*Task directions*: Write the listing below out again exactly, dropping the images.

*Collected data*:
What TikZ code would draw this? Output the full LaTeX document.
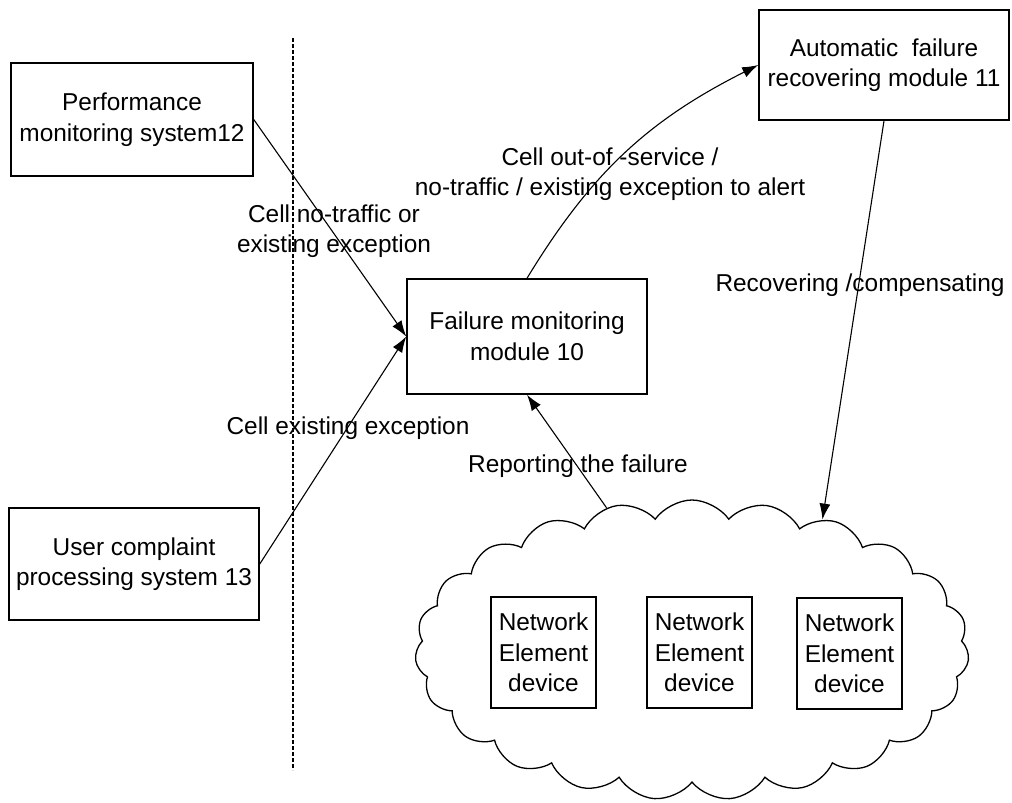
\documentclass[tikz,border=0pt]{standalone}
\usepackage{fontspec}
\setmainfont{Liberation Sans}
\usetikzlibrary{arrows.meta}
\usetikzlibrary{shapes.symbols}

\tikzset{
  box/.style={draw, line width=0.75pt, align=center, inner sep=0pt},
  nebox/.style={box, minimum width=52.5pt, minimum height=55.5pt},
  flow/.style={-{Latex[length=8pt,width=5.5pt]}, line width=0.55pt},
  lbl/.style={align=center, inner sep=0pt}
}

\begin{document}
\begin{tikzpicture}[x=0.5pt, y=-0.5pt, font=\fontsize{12.2}{15.3}\selectfont]
          \useasboundingbox (0,0) rectangle (1012,803);

          \draw [dash pattern=on 2pt off 1pt, line width=0.55pt] (293,38) -- (293,770);

          \node[box, minimum width=121pt, minimum height=56.5pt] (perf) at (132,119.5)
          {Performance\\monitoring system12};
          \node[box, minimum width=125pt, minimum height=56pt] (user) at (134,564)
          {User complaint\\processing system 13};
          \node[box, minimum width=120pt, minimum height=57.5pt] (fmon) at (527,336.5)
          {Failure monitoring\\module 10};
          \node[box, minimum width=125pt, minimum height=55pt] (afr) at (884,65)
          {Automatic~ failure\\recovering module 11};

          \node[cloud, draw, line width=0.65pt, cloud puffs=23, cloud puff arc=110,
          minimum width=277pt, minimum height=150pt] (net) at (692,650) {};

          \node[nebox] (ne1) at (543.5,652.5) {Network\\Element\\device};
          \node[nebox] (ne2) at (699.5,652.5) {Network\\Element\\device};
          \node[nebox] (ne3) at (849.5,653.5) {Network\\Element\\device};

          \draw[flow] (perf.east) -- (fmon.west);
          \draw[flow] (user.east) -- (fmon.west);
          \draw[flow] (net.121) -- (fmon.south);
          \draw[flow] (fmon.north) to[bend left=16] (afr.west);
          \draw[flow] (afr.south) -- (net.45);

          \node[lbl] (lnotraffic) at (334,231) {Cell no-traffic or\\existing exception};
          \node[lbl] (lexcept) at (348,428) {Cell existing exception};
          \node[lbl] (lreport) at (578,466) {Reporting the failure};
          \node[lbl] (lalert) at (610,174)
          {Cell out-of -service /\\no-traffic / existing exception to alert};
          \node[lbl] (lrecover) at (860,285) {Recovering /compensating};

          %\draw [red] (415,500) rectangle (970,800);
\end{tikzpicture}
\end{document}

*Finished exercise*:
What TikZ code would draw this? Output the full LaTeX document.
\documentclass[tikz,border=0pt]{standalone}
\usepackage{fontspec}
\setmainfont{Liberation Sans}
\usetikzlibrary{arrows.meta}
\usetikzlibrary{shapes.symbols}

\tikzset{
  box/.style={draw, line width=0.75pt, align=center, inner sep=0pt},
  nebox/.style={box, minimum width=52.5pt, minimum height=55.5pt},
  flow/.style={-{Latex[length=8pt,width=5.5pt]}, line width=0.55pt},
  lbl/.style={align=center, inner sep=0pt}
}

\begin{document}
\begin{tikzpicture}[x=0.5pt, y=-0.5pt, font=\fontsize{12.2}{15.3}\selectfont]
          \useasboundingbox (0,0) rectangle (1012,803);

          \draw [dash pattern=on 2pt off 1pt, line width=0.55pt] (293,38) -- (293,770);

          \node[box, minimum width=121pt, minimum height=56.5pt] (perf) at (132,119.5)
          {Performance\\monitoring system12};
          \node[box, minimum width=125pt, minimum height=56pt] (user) at (134,564)
          {User complaint\\processing system 13};
          \node[box, minimum width=120pt, minimum height=57.5pt] (fmon) at (527,336.5)
          {Failure monitoring\\module 10};
          \node[box, minimum width=125pt, minimum height=55pt] (afr) at (884,65)
          {Automatic~ failure\\recovering module 11};

          \node[cloud, draw, line width=0.65pt, cloud puffs=23, cloud puff arc=110,
          minimum width=277pt, minimum height=150pt] (net) at (692,650) {};

          \node[nebox] (ne1) at (543.5,652.5) {Network\\Element\\device};
          \node[nebox] (ne2) at (699.5,652.5) {Network\\Element\\device};
          \node[nebox] (ne3) at (849.5,653.5) {Network\\Element\\device};

          \draw[flow] (perf.east) -- (fmon.west);
          \draw[flow] (user.east) -- (fmon.west);
          \draw[flow] (net.121) -- (fmon.south);
          \draw[flow] (fmon.north) to[bend left=16] (afr.west);
          \draw[flow] (afr.south) -- (net.45);

          \node[lbl] (lnotraffic) at (334,231) {Cell no-traffic or\\existing exception};
          \node[lbl] (lexcept) at (348,428) {Cell existing exception};
          \node[lbl] (lreport) at (578,466) {Reporting the failure};
          \node[lbl] (lalert) at (610,174)
          {Cell out-of -service /\\no-traffic / existing exception to alert};
          \node[lbl] (lrecover) at (860,285) {Recovering /compensating};

          %\draw [red] (415,500) rectangle (970,800);
\end{tikzpicture}
\end{document}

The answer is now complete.